Only a builder of secure financial standing could handle such a construction contract. Frequently his pay roll and current bills for supplies amounted to half a million dollars in a week. Let the Government delay a few days in its payments to him and he might find himself obliged to raise a million dollars in cash on the instant to meet his immediate obligations.

To avoid such embarrassments the Construction Division adopted the policy of paying its bills the day and sometimes the hour they were incurred. At each cantonment job it stationed a disbursing officer with a checkbook. This officer reported by telegraph each night, and the next morning there was deposited to his credit in the Treasury a sum of money sufficient for his immediate needs. On numerous occasions this officer paid for materials the instant they were unloaded from the cars and checked. The Government maintained an auditing organization at each job. This organization checked and inspected all material as it was received, comparing the delivery in each case with the original order, and counted the workmen at least twice a day.

An intense rivalry sprang up in the construction of the 16 cantonments. Sixteen teams, with an average of 10,000 men on each team, began racing for the goal, which was to be 80 per cent completion by September 5, the date when the first contingents of selective soldiers were to be received by the cantonments. It was more exciting than any campaign in any professional baseball league, because the time was shorter and the stake vastly greater. The Cantonment Division kept alive this spirit of rivalry by posting each day in each cantonment the figures showing the rates of construction at all of them. The team, from the superintendents down to the humblest unskilled laborers, discussed these ratings as fans talk about the baseball averages.

The race was a close one, being won by Camp Taylor at Louisville, which was 79.4 per cent complete on the day the contest ended, lacking only six-tenths of 1 per cent of coming up to the maximum 80 per cent of completion regarded as possible in the time available. But other construction gangs were pressing that at Camp Taylor closely: Camp Travis, with 78.6 per cent of completion at the end of the contest; Camp Lee, 78.5 complete; Camp Devens, 74; Camp Lewis, 72; and Camp Sherman, 70. The Camp Lewis percentage was taken on August 31.

All construction work, including numerous additions not contemplated in the original plans, was virtually complete by November 30. These additional structures included cantonment base hospitals, on which the Government spent $10,000,000 for the National Army and $7,500,000 at the National Guard camps. With one or two exceptions these hospitals each had facilities for 1,000 patients at once, being the largest in the United States, at that time.

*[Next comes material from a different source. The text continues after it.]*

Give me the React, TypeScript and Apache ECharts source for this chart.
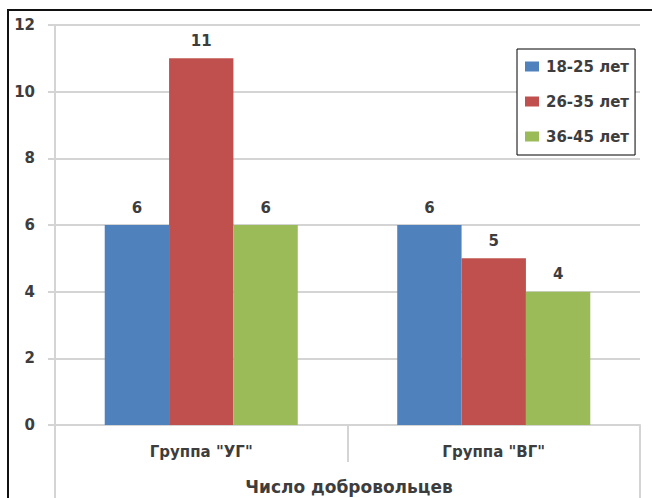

At several of the cantonments the water problem was simplified by the near presence of water mains of the systems of adjacent cities. At the other camps, however, it was necessary to construct independent water systems sufficient to furnish 55 gallons of water daily to each of 45,000 men. This is nearly twice as much water as was then being furnished to the average European army camp, and it meant in each case a system of centrifugal pumps and gravity tanks with a capacity of 2,250,000 gallons daily.

The local water supply was secured either from running streams or from dug wells. If the purity of the water was in doubt it was sterilized by the chlorine process and sometimes filtered in addition. The purity of the water and the care exercised in screening kitchens, mess halls, and later the dormitories themselves, from flies is seen in the hospital record for the first year of the war. Of all the soldiers who sought hospital treatment for sickness during that first year, only one patient in 5,000 was suffering from a water-borne disease.

In each cantonment there were about 1,500 wooden buildings, presenting a constant fire menace. As a protection from such disasters each cantonment organized its own fire department with modern motor equipment stationed in three or more fire houses. The men of the fire companies were usually those who had had previous training as members of city fire departments. There was not a single serious fire at the cantonments during the war period.

Besides keeping soldiers well and clean, the camp facilities provided them with opportunity for moral and healthy amusement. Various organizations combined to supply the camps with amusement facilities. There were the library buildings, the Red Cross buildings and halls, the Y. M. C. A. buildings, the Knights of Columbus buildings, the Salvation Army buildings, Y. W. C. A. buildings, and the Jewish Welfare Board buildings.

Although the American soldier bought liberally of Liberty bonds, took out War Risk insurance, and sent to his family the greater portion of his monthly pay, still he had a small amount of money to spend for little luxuries or necessities. These included small supplies such as candy and fruits, and they were on sale at the usual post exchange or company store. This was a small building, usually with a broad covered porch or shelter around three sides, so that the men in bad weather could be dry as they waited in line for their turn at the windows. The Y. M. C. A., K. of C., Red Cross, Y. W. C. A., Jewish Welfare Board, and Salvation Army buildings offered reading and writing rooms and general gathering places; yet these were insufficient for a total camp population averaging 40,000. Hence the Commission on Training Camp Activities built through the agency of the Construction Division a Liberty Theater at each camp.